# iPhone and MyLink..



## obermd (Mar 3, 2012)

My guess is the phone is detecting that you are in a moving vehicle (MyLink has special iPhone handling code) and turning off the text messaging alerts to help prevent texting (reading or sending) while driving. Phone calls are transferred to the car for handling via the voice system in the car.


----------



## WhiteAndBright (Mar 4, 2013)

It mutes it even if I am in Park or just using the acc with the radio on and the vehicle not even running.. Also Bluetooth is not connected and doesn't matter if it is or not phone will not notify me of messages, emails, or notifications but it will still ring for a phone call.. I do work at a Cadillac dealership and I have gotten in an ATS, XTS, CTS-V and my phone will work in there.. Also Cadillac gives you a special cord that plugs into the charging part of your phone that connects into the USB and aux at the same time I have tried it with this and it still does not work..


Sent from AutoGuide.com Free App


----------



## zavier (Jul 7, 2013)

I have an android phone and my texts notice doesn't go off either when in the car. But voice command doesn't work either. When I ask it to call a number, it starts to call but then gives me an error message instead of connecting the call. Tries different settings and nothing changes. Kind of negates the hands free feature... if I place the call from the phone then the car picks it up.

Sent from AutoGuide.com Free App


----------



## Chevy Customer Care (Oct 29, 2011)

Hi WhiteAndBright

Here is the number to our Infotainment Specialists. They should be able to answer this question for you and walk you through a setting change if that is the case. 

Infotainment Specialists
855-478-7767
Hours of Operation: 8:00am to 10:00pm EST Seven days a week

Jackie
Chevrolet Customer Care


----------



## WhiteAndBright (Mar 4, 2013)

Chevy Customer Service said:


> Hi WhiteAndBright
> 
> Here is the number to our Infotainment Specialists. They should be able to answer this question for you and walk you through a setting change if that is the case.
> 
> ...


I called and got told nope there is nothing you can do it's the apple programming and then they said is there anything else I can help with and I said no it's just this one problem and they said on well have a great day and hung up.. Smh..


Sent from AutoGuide.com Free App


----------



## WhiteAndBright (Mar 4, 2013)

Basically told me tough **** not my problem goodbye.. Seems that the customer care call lines are just as bad as getting help in the service depts.. Smh..

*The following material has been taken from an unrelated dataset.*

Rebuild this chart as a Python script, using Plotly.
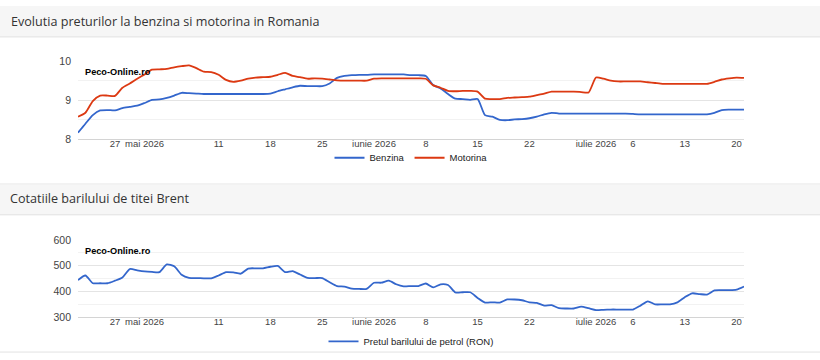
import pandas as pd
import plotly.graph_objects as go

# ---------------- data ----------------
dates = pd.date_range("2026-04-22", "2026-07-21", freq="D")

benzina = [
    8.17, 8.40, 8.62, 8.74, 8.75, 8.74, 8.80, 8.83, 8.86, 8.93,
    9.01, 9.02, 9.06, 9.12, 9.19, 9.18, 9.17, 9.16, 9.16, 9.16,
    9.16, 9.16, 9.16, 9.16, 9.16, 9.16, 9.17, 9.23, 9.28, 9.33,
    9.37, 9.36, 9.36, 9.36, 9.43, 9.57, 9.62, 9.64, 9.65, 9.65,
    9.66, 9.66, 9.66, 9.66, 9.66, 9.64, 9.64, 9.62, 9.39, 9.30,
    9.16, 9.04, 9.03, 9.01, 9.03, 8.62, 8.58, 8.50, 8.49, 8.51,
    8.52, 8.54, 8.58, 8.64, 8.68, 8.66, 8.66, 8.66, 8.66, 8.66,
    8.66, 8.66, 8.66, 8.66, 8.66, 8.65, 8.64, 8.64, 8.64, 8.64,
    8.64, 8.64, 8.64, 8.64, 8.64, 8.64, 8.68, 8.75, 8.76, 8.76,
    8.76,
]

motorina = [
    8.58, 8.68, 8.98, 9.12, 9.12, 9.11, 9.32, 9.43, 9.55, 9.66,
    9.78, 9.79, 9.80, 9.84, 9.87, 9.89, 9.82, 9.73, 9.72, 9.65,
    9.52, 9.47, 9.50, 9.55, 9.58, 9.59, 9.60, 9.65, 9.70, 9.62,
    9.59, 9.55, 9.56, 9.55, 9.53, 9.51, 9.50, 9.50, 9.50, 9.50,
    9.55, 9.56, 9.56, 9.56, 9.56, 9.56, 9.56, 9.55, 9.38, 9.32,
    9.24, 9.23, 9.24, 9.24, 9.22, 9.04, 9.03, 9.03, 9.06, 9.07,
    9.08, 9.09, 9.13, 9.17, 9.22, 9.22, 9.22, 9.22, 9.21, 9.20,
    9.58, 9.55, 9.50, 9.48, 9.48, 9.48, 9.48, 9.46, 9.44, 9.42,
    9.42, 9.42, 9.42, 9.42, 9.42, 9.42, 9.47, 9.53, 9.56, 9.58,
    9.57,
]

brent = [
    444, 462, 432, 432, 432, 442, 454, 487, 482, 478,
    476, 475, 505, 498, 465, 453, 452, 451, 451, 462,
    475, 474, 469, 489, 490, 490, 496, 499, 475, 479,
    466, 453, 452, 452, 436, 421, 419, 411, 410, 410,
    434, 434, 442, 428, 420, 421, 421, 431, 416, 428,
    425, 396, 397, 397, 375, 357, 358, 357, 369, 369,
    366, 358, 356, 345, 347, 335, 334, 334, 341, 335,
    328, 329, 330, 330, 330, 330, 345, 362, 350, 350,
    350, 358, 378, 393, 390, 388, 404, 405, 405, 407,
    419,
]

tick_dates = ["2026-04-27", "2026-05-01", "2026-05-11", "2026-05-18", "2026-05-25",
              "2026-06-01", "2026-06-08", "2026-06-15", "2026-06-22", "2026-07-01",
              "2026-07-06", "2026-07-13", "2026-07-20"]
tick_text = ["27", "mai 2026", "11", "18", "25", "iunie 2026", "8", "15", "22",
             "iulie 2026", "6", "13", "20"]

title_top = "Evolutia preturilor la benzina si motorina in Romania"
title_bottom = "Cotatiile barilului de titei Brent"
watermark = "Peco-Online.ro"

# ---------------- layout helpers ----------------
W, H = 820, 360
def px(x):
    return x / W
def py(y):
    return 1 - y / H

BLUE = "#3366cc"
RED = "#dc3912"
XTICKFONT = dict(family="Liberation Sans, Arial", size=9.5, color="#444444")
YTICKFONT = dict(family="Liberation Sans, Arial", size=10.5, color="#444444")
GRID = "#e4e4e4"
MINOR = "#f2f2f2"

fig = go.Figure()

fig.add_trace(go.Scatter(x=dates, y=benzina, name="Benzina", mode="lines",
                         line=dict(color=BLUE, width=1.8, shape="spline", smoothing=0.6),
                         xaxis="x", yaxis="y", legend="legend"))
fig.add_trace(go.Scatter(x=dates, y=motorina, name="Motorina", mode="lines",
                         line=dict(color=RED, width=1.8, shape="spline", smoothing=0.6),
                         xaxis="x", yaxis="y", legend="legend"))
fig.add_trace(go.Scatter(x=dates, y=brent, name="Pretul barilului de petrol (RON)", mode="lines",
                         line=dict(color=BLUE, width=1.8, shape="spline", smoothing=0.6),
                         xaxis="x2", yaxis="y2", legend="legend2"))

xcommon = dict(type="date", range=["2026-04-22", "2026-07-21"],
               tickmode="array", tickvals=tick_dates, ticktext=tick_text,
               showgrid=False, zeroline=False, showline=True, linecolor="#d4d4d4",
               linewidth=1, ticks="", tickfont=XTICKFONT, ticklabelstandoff=-5,
               fixedrange=True)

fig.update_layout(
    width=W, height=H,
    margin=dict(l=0, r=0, t=0, b=0),
    paper_bgcolor="white", plot_bgcolor="white",
    showlegend=True,
    xaxis=dict(domain=[px(78), px(744)], anchor="y", **xcommon),
    yaxis=dict(domain=[py(138), py(57)], anchor="x", range=[8, 10],
               tickvals=[8, 9, 10], showgrid=True, gridcolor=GRID, gridwidth=1,
               zeroline=False, showline=False, ticks="", tickfont=YTICKFONT,
               ticklabelstandoff=6,
               minor=dict(tickvals=[8.5, 9.5], showgrid=True, gridcolor=MINOR, gridwidth=1)),
    xaxis2=dict(domain=[px(78), px(744)], anchor="y2", **xcommon),
    yaxis2=dict(domain=[py(322), py(242)], anchor="x2", range=[300, 600],
                tickvals=[300, 400, 500, 600], showgrid=True, gridcolor=GRID, gridwidth=1,
                zeroline=False, showline=False, ticks="", tickfont=YTICKFONT,
                ticklabelstandoff=6,
                minor=dict(tickvals=[350, 450, 550], showgrid=True, gridcolor=MINOR, gridwidth=1)),
    legend=dict(orientation="h", x=px(411), xanchor="center", y=py(157), yanchor="middle",
                font=dict(family="Liberation Sans, Arial", size=9.5, color="#222222"),
                bgcolor="rgba(0,0,0,0)", itemwidth=30, tracegroupgap=0),
    legend2=dict(orientation="h", x=px(411), xanchor="center", y=py(347), yanchor="middle",
                 font=dict(family="Liberation Sans, Arial", size=9.5, color="#222222"),
                 bgcolor="rgba(0,0,0,0)", itemwidth=30),
)

# header bars
shapes = [
    dict(type="rect", xref="paper", yref="paper", x0=0, x1=1, y0=py(32), y1=py(0),
         fillcolor="#f6f6f6", line=dict(width=0), layer="below"),
    dict(type="line", xref="paper", yref="paper", x0=0, x1=1, y0=py(32), y1=py(32),
         line=dict(color="#e2e2e2", width=1)),
    dict(type="rect", xref="paper", yref="paper", x0=0, x1=1, y0=py(216), y1=py(184),
         fillcolor="#f6f6f6", line=dict(width=0), layer="below"),
    dict(type="line", xref="paper", yref="paper", x0=0, x1=1, y0=py(184), y1=py(184),
         line=dict(color="#ececec", width=1)),
    dict(type="line", xref="paper", yref="paper", x0=0, x1=1, y0=py(216), y1=py(216),
         line=dict(color="#e2e2e2", width=1)),
    dict(type="line", xref="paper", yref="paper", x0=0, x1=1, y0=py(358), y1=py(358),
         line=dict(color="#e2e2e2", width=1)),
]
fig.update_layout(shapes=shapes)

TITLEFONT = dict(family="Open Sans, Noto Sans", size=12.6, color="#333333")
fig.add_annotation(text=title_top, xref="paper", yref="paper", x=px(9), y=py(16),
                   xanchor="left", yanchor="middle", showarrow=False, font=TITLEFONT)
fig.add_annotation(text=title_bottom, xref="paper", yref="paper", x=px(8), y=py(199),
                   xanchor="left", yanchor="middle", showarrow=False, font=TITLEFONT)

WMFONT = dict(family="Liberation Sans, Arial", size=9.2, color="#000000")
fig.add_annotation(text="<b>" + watermark + "</b>", xref="paper", yref="paper",
                   x=px(83), y=py(68), xanchor="left", yanchor="middle",
                   showarrow=False, font=WMFONT)
fig.add_annotation(text="<b>" + watermark + "</b>", xref="paper", yref="paper",
                   x=px(83), y=py(253), xanchor="left", yanchor="middle",
                   showarrow=False, font=WMFONT)

fig.write_html("out.html")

Sent from AutoGuide.com Free App


----------



## Merc6 (Jun 8, 2013)

Same issues but it works at random and only when using XM or USB music. The iFail error rate is less if you delete all aps in the background and plug it in before you even put the key in to start your car. iPhone 4s with a brand new cord from the apple store 2 weeks ago. I can only imagine how the new phone or iOS 7 will be.


----------



## MD5335 (Oct 16, 2012)

WhiteAndBright said:


> Quick question I have a 12 LTZ and have the MyLink w/ Nav I also have an iPhone 4S.. My question is that when I plug my phone into the charger that is plugged into the USB in the center console and I get a text message my phone will not beep at me the only time that my phone will go off is if someone calls me.. It's almost like when I plug it in my phone is put on silent.. I have checked and double checked and my phone is NOT on silent all ringer are up and on.. It will work fine all day everyday but when I get in the car an put it on the charger it goes quite then take it off the charger and goes back to normal.. Please help it is driving me crazy..


My ECO and iPhone 4S have the same "feature". Once the USB cable is attached, nothing plays through the iPhone speaker. Usually I am using the cigarette lighter for power and a bluetooth connection--which gives the same result (only notified when the iPhone rings) unless I have the bluetooth audio selected as the source on the MyLink.

Sorry that I don't have a solution...just confirming the behavior.

Mike


----------



## Chevy Customer Care (Oct 29, 2011)

Hi WhiteandBright

Have you been able to get this Infotainment issue sorted out? If not I would like to call for you. Could you send me a private message with your VIN and an explanation of what issue you are currently having. 

Jackie
Chevrolet Customer Care


----------